- **TASK DETAILS**
Please return nothing but the lines between the line holding "Give me the matplotlib source for this chart." and the line holding "from matplotlib.patches import Rectangle", both ends included, without the pictures.

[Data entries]
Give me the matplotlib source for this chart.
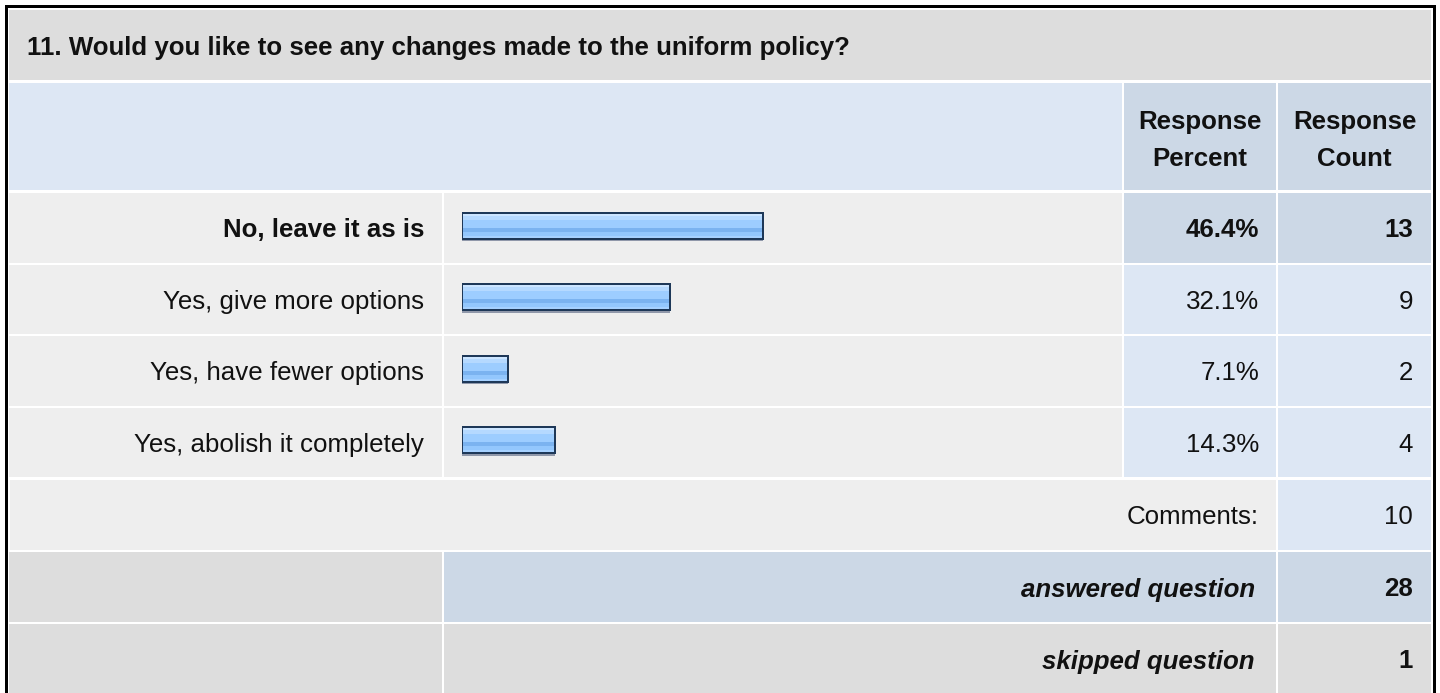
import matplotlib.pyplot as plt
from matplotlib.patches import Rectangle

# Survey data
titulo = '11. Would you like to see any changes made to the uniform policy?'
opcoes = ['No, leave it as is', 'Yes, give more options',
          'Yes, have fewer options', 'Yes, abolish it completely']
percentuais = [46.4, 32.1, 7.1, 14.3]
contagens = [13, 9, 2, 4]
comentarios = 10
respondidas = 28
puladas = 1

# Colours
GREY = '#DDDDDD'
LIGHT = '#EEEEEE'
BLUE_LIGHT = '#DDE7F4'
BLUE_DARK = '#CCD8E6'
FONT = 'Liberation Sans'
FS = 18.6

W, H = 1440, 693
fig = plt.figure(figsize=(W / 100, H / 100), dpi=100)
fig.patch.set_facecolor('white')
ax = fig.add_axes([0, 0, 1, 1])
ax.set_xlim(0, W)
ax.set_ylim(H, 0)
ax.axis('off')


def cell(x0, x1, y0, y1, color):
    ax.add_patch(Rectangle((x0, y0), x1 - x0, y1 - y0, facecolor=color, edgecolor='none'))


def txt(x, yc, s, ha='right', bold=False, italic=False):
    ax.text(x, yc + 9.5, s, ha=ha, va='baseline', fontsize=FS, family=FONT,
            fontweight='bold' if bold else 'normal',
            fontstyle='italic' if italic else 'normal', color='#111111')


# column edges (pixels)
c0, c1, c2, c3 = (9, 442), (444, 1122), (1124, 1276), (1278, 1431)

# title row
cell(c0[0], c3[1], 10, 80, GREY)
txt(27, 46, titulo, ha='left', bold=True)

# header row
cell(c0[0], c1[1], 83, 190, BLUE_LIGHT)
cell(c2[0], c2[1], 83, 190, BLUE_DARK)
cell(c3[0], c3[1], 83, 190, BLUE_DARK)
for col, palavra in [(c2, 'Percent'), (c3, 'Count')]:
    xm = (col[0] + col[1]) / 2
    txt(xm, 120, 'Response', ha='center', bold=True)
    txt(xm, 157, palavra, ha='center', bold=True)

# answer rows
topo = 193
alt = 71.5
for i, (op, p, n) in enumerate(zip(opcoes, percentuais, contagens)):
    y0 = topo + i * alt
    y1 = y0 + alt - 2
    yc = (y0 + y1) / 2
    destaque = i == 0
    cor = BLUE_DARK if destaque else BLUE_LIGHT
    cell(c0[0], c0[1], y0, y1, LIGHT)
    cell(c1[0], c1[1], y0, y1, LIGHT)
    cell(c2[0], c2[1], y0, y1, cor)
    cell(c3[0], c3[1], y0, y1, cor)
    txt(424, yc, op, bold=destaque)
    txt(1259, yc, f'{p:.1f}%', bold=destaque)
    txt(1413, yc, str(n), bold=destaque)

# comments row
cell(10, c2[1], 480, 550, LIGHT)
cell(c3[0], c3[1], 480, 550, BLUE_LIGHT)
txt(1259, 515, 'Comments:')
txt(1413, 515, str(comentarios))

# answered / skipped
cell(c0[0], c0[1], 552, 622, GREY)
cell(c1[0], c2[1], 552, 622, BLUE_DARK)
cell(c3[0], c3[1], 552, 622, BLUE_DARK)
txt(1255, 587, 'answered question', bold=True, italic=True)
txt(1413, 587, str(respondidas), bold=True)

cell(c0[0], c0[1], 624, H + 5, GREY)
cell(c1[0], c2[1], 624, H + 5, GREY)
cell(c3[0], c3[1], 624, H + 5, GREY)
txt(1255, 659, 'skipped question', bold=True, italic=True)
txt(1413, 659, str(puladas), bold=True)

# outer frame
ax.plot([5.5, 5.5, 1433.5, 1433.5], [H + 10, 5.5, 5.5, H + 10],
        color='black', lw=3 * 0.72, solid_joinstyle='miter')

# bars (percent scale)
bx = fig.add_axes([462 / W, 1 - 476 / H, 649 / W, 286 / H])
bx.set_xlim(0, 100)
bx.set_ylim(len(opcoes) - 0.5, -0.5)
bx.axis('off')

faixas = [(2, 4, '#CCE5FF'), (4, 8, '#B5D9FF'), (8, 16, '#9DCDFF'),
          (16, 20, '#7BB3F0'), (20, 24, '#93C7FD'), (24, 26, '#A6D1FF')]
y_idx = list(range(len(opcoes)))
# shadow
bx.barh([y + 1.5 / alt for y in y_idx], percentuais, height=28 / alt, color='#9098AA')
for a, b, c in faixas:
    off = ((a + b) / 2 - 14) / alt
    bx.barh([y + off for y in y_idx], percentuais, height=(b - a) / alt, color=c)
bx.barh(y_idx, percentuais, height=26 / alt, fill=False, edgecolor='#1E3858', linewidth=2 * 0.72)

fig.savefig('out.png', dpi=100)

---

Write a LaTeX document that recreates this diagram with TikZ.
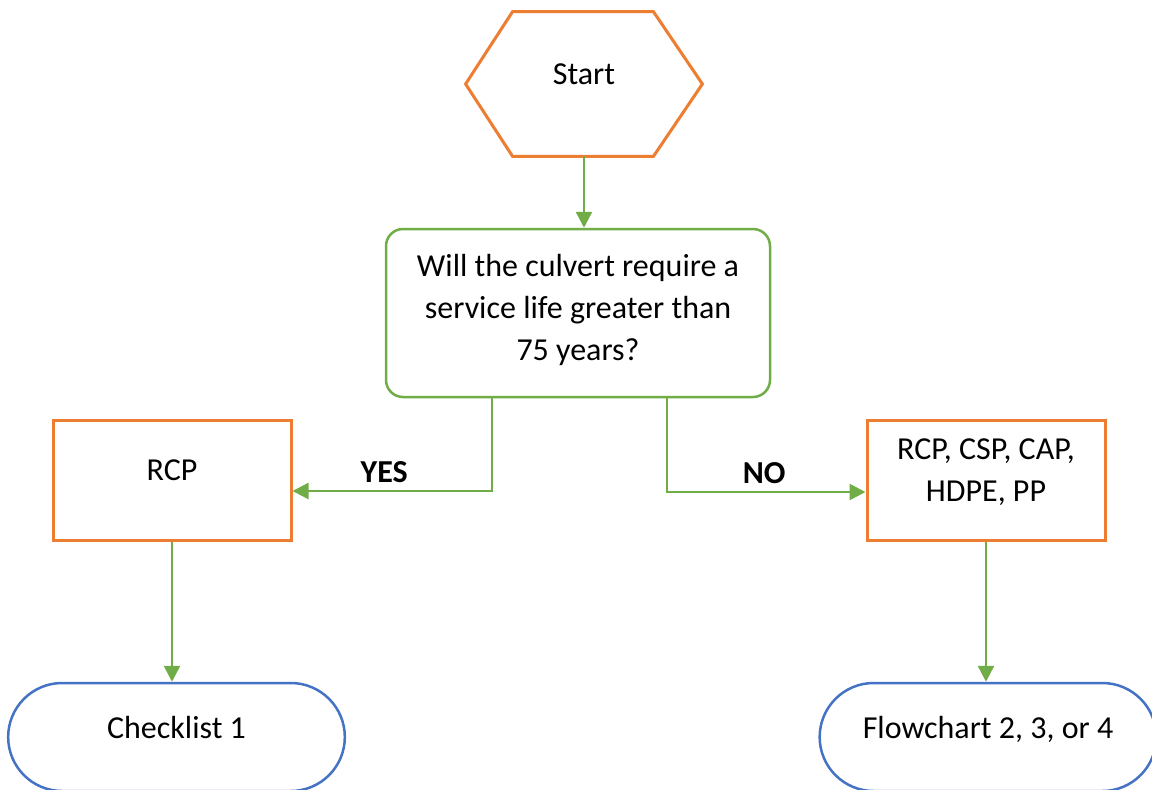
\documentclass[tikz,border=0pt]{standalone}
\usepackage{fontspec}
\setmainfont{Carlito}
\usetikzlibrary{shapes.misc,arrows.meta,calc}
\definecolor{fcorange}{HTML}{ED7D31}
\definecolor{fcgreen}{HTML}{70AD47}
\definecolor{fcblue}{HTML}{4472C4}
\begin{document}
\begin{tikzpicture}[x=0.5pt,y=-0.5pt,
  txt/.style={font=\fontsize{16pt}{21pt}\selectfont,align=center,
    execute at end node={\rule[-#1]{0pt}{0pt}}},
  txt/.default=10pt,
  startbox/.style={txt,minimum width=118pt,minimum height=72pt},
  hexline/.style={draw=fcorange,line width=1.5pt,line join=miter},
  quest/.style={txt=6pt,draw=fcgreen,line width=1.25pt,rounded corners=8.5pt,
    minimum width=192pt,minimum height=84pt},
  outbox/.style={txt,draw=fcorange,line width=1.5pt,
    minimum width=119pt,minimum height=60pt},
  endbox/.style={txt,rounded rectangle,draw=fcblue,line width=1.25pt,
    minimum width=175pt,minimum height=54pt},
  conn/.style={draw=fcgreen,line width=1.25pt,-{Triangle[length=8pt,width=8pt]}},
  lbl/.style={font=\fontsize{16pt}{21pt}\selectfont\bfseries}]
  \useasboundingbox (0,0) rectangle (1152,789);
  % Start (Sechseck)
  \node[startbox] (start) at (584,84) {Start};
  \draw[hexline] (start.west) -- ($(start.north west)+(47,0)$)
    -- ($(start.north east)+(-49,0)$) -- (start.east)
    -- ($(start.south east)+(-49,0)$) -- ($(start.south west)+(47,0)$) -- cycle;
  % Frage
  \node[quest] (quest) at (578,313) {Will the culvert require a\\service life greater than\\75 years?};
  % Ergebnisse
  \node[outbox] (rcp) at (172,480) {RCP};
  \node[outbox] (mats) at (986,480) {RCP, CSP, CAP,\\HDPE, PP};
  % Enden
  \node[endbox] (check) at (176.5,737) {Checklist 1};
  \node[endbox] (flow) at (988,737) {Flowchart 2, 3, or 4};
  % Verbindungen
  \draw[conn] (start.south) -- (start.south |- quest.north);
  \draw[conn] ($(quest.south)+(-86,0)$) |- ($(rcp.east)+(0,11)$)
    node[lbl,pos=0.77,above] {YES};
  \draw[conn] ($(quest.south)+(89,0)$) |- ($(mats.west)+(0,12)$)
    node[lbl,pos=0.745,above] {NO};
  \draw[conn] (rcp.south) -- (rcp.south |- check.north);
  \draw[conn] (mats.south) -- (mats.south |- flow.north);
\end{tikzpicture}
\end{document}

- **RESPONSE TO THE EXERCISE**
Give me the matplotlib source for this chart.
import matplotlib.pyplot as plt
from matplotlib.patches import Rectangle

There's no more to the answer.